May 4, 2012

Textile Arts (Notes to Myself)

Source of photo:  Paddling Experts blog
Silverfish love spray starch so if you want to prolong the life of any textiles, forego the spray starch.

Photo from Gadgetrivia
I took a class with internationally recognized quilt designer Kathleen Loomis a few years back. She taught us how to do free-hand cutting, saying she used a template twice and didn't like it.  Here are her two rules regarding textile art:
1.  Work on a design wall.
2.  Press well.  (If you can't get a seam to lie perfectly flat, rip it out and re-sew it, because otherwise you'll have permanent bubbles and bumps.)  An item can only stand one serious pressing, for which you must have a hard surface underneath.  The floor will do and has the advantage of being always available.
Incidentally, Kathleen Loomis has a website as well as a brilliant blog, which is always a pleasure to wander through.
Also incidentally, I have two irons, a Black & Decker Digital Evolution, which is weighty and works really well on seams, and a Panasonic NI-C78SR, which is my favorite iron ever.  It offers the technology irons have needed ever since steam was invented:  a removable water tank.  Rather than bringing the spouted cup to the iron and spilling water all over the ironing board, one pushes a button, lifts off the water tank, and takes it to the faucet to be filled.  Brilliant.  I don't know why every iron doesn't include this feature.


Jill Eudaly said...

I've been wanting to get a new iron since the two I have are covered in paint and glue.
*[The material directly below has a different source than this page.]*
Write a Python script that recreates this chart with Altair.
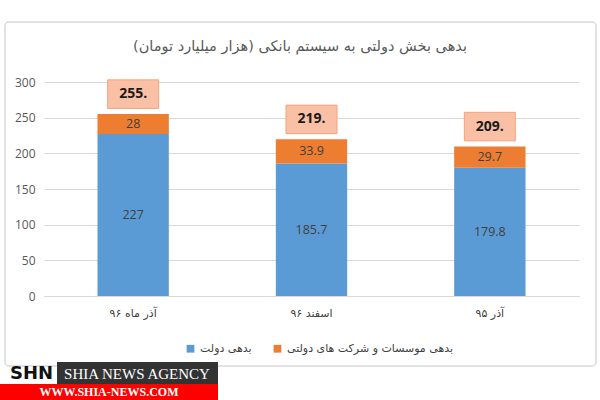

Maybe a new ironing board cover too. I will look for one of the irons you like next time I'm out and about.
My irises are only up to my knees here in PA. It will be a while until I have flowers. My grandma always called irises, flags..not sure why.

Mary Jo Cartledgehayes said...

Hi, Jill! My irons are in good shape, but the ironing board cover is something else again. I remember people call irises flags in Ohio as well.